Не баран, а именно овца, двадцатисемилетняя барышня из «последнего поступления», по словам Нестерова, крутившаяся в руководстве какой-то районной организации «Яблока» (дело своё он знал хорошо, и вместе с прочими «паспортными» данными на «переселенца» обязательно требовал, по возможности, хотя бы кратенькое досье: где и чему учился, на каких предприятиях и в каких должностях работал, привлекался/не привлекался к ответственности, увлечения, политические пристрастия). Агитацию она начала, разумеется, среди «своих» — попавших в Серую крепость вместе с ней.
— «Они решили». А кто они такие, чтобы решать за нас? Кто им дал такое право? Ни я, ни вы их не выбирали на те должности, которые они занимают!
— Говорят, что их назначили бандиты, которые и нас сюда отправили.
— И где теперь те бандиты? Всё, закончилась их власть. А если теперь мы для тех самых бандитов недостижимы, но всё должно быть по-другому. И руководить нами должны не какие-то бандитские прихвостни, а те люди, которым доверяет большинство из нас. Вот вы верите тем, кто прислуживал криминалу? Я тоже не верю.
Меньше двухсот человек — не такая уж большая толпа, чтобы эти разговоры остались незамеченными. Тем более, когда эти люди сосредоточены на территории примерно 250 на 250 метров.
— Она чё, охерела? — в выражениях ещё неизжитого лексикона выразил общее мнение руководства Крафт.

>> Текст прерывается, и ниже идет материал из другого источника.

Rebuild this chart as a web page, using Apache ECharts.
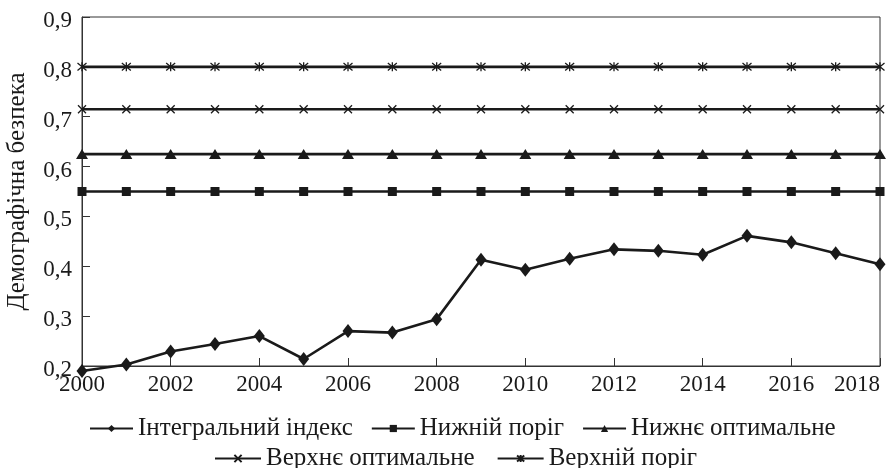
<!DOCTYPE html>
<html>
<head>
<meta charset="utf-8">
<script src="https://cdn.jsdelivr.net/npm/echarts@6/dist/echarts.min.js"></script>
<style>
html,body{margin:0;padding:0;background:#fff;}
#chart{width:891px;height:468px;}
</style>
</head>
<body>
<div id="chart"></div>
<script>
const years = ['2000','2001','2002','2003','2004','2005','2006','2007','2008','2009','2010','2011','2012','2013','2014','2015','2016','2017','2018'];
const integralIndex = [0.190,0.203,0.229,0.244,0.260,0.214,0.270,0.267,0.294,0.413,0.393,0.415,0.434,0.431,0.423,0.461,0.448,0.426,0.404];
const lowerThreshold = [0.55,0.55,0.55,0.55,0.55,0.55,0.55,0.55,0.55,0.55,0.55,0.55,0.55,0.55,0.55,0.55,0.55,0.55,0.55];
const lowerOptimal = [0.625,0.625,0.625,0.625,0.625,0.625,0.625,0.625,0.625,0.625,0.625,0.625,0.625,0.625,0.625,0.625,0.625,0.625,0.625];
const upperOptimal = [0.715,0.715,0.715,0.715,0.715,0.715,0.715,0.715,0.715,0.715,0.715,0.715,0.715,0.715,0.715,0.715,0.715,0.715,0.715];
const upperThreshold = [0.8,0.8,0.8,0.8,0.8,0.8,0.8,0.8,0.8,0.8,0.8,0.8,0.8,0.8,0.8,0.8,0.8,0.8,0.8];
const seriesNames = ['Інтегральний індекс','Нижній поріг','Нижнє оптимальне','Верхнє оптимальне','Верхній поріг'];
const yAxisName = 'Демографічна безпека';

const FONT = '"Liberation Serif", "Times New Roman", serif';
const black = '#1a1a1a';
const xSym = 'path://M0,0L10,10M10,0L0,10';
const starSym = 'path://M0,0L10,10M10,0L0,10M5,-1L5,11';

function mk(name, data, symbol, size, extra) {
  return Object.assign({
    name: name,
    type: 'line',
    data: data,
    symbol: symbol,
    symbolSize: size,
    showAllSymbol: true,
    clip: false,
    lineStyle: {color: black, width: 2.6},
    itemStyle: {color: black, borderColor: black, borderWidth: 0},
    emphasis: {disabled: true},
    animation: false
  }, extra || {});
}

const chart = echarts.init(document.getElementById('chart'), null, {renderer: 'canvas'});
chart.setOption({
  animation: false,
  backgroundColor: '#fff',
  textStyle: {fontFamily: FONT, color: black},
  grid: {left: 82, right: 11, top: 17, bottom: 102, show: true, borderColor: '#333', borderWidth: 1,
         containLabel: false, outerBoundsMode: 'none'},
  legend: [
    {
      data: seriesNames.slice(0, 3),
      top: 411, left: 84,
      itemWidth: 43, itemHeight: 9, itemGap: 18,
      textStyle: {fontFamily: FONT, fontSize: 25, color: black},
      selectedMode: false
    },
    {
      data: seriesNames.slice(3),
      top: 441, left: 209,
      itemWidth: 46, itemHeight: 9, itemGap: 22,
      textStyle: {fontFamily: FONT, fontSize: 25, color: black},
      selectedMode: false
    }
  ],
  xAxis: {
    type: 'category',
    data: years,
    boundaryGap: false,
    axisLine: {lineStyle: {color: '#333', width: 1}},
    axisTick: {inside: true, length: 8, interval: 1, lineStyle: {color: '#333'}},
    axisLabel: {interval: 1, fontFamily: FONT, fontSize: 23, color: black, margin: 7, alignMaxLabel: 'right'},
    splitLine: {show: false}
  },
  yAxis: {
    type: 'value',
    min: 0.2, max: 0.9, interval: 0.1,
    name: yAxisName,
    nameLocation: 'middle',
    nameGap: 52,
    nameTextStyle: {fontFamily: FONT, fontSize: 25, color: black},
    axisLine: {show: true, lineStyle: {color: '#333', width: 1}},
    axisTick: {show: true, inside: true, length: 8, lineStyle: {color: '#333'}},
    axisLabel: {fontFamily: FONT, fontSize: 23, color: black, margin: 10,
      verticalAlign: 'top', lineHeight: 8,
      formatter: function (v) { return v.toFixed(1).replace('.', ','); }},
    splitLine: {show: false}
  },
  series: [
    mk(seriesNames[0], integralIndex, 'diamond', [11, 14]),
    mk(seriesNames[1], lowerThreshold, 'rect', 9),
    mk(seriesNames[2], lowerOptimal, 'triangle', [12, 10]),
    mk(seriesNames[3], upperOptimal, xSym, 8, {itemStyle: {color: black, borderColor: black, borderWidth: 1.3}}),
    mk(seriesNames[4], upperThreshold, starSym, 9, {itemStyle: {color: black, borderColor: black, borderWidth: 1.3}})
  ]
});
</script>
</body>
</html>
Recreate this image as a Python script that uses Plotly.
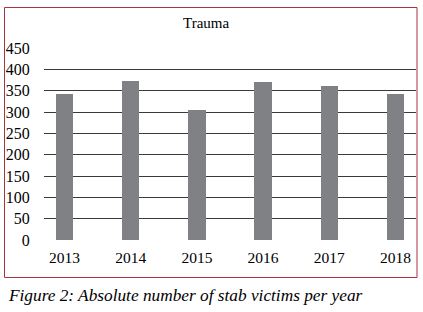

— Вот и распорядись, как начальник УВД, чтобы её доставили к нам для профилактической беседы, — поддел «бригадира» Нестеров. — Только бить её не надо: ещё мученицы «за правое дело» нам тут не хватало.
Пришла Устенко не одна, а в сопровождении ещё двух мамаш с детьми. Чувствуется «школа»: ничто так не настраивает обывателей против властей, как «репрессии» против матерей и их детишек.
— У меня к вам, Елена, только один вопрос: чего вы хотите добиться своим подзуживанием людей? — недовольно глянул на агитаторшу «Чекист».
— Я не подзуживаю, я открыто высказываю собственное мнение. Которое, кстати, разделяет большинство тех, кто здесь обитает.
— В жопу себе засунь твоё мнение! — рявкнул Крафт.
— Спокойнее, Алексей. Вы, Елена, уверены в том, что это мнение большинства, а не лично ваше, да четырёх-пяти человек, которые поддались на вашу агитацию? Кстати, вы так и не ответили на мой вопрос о ваших целях.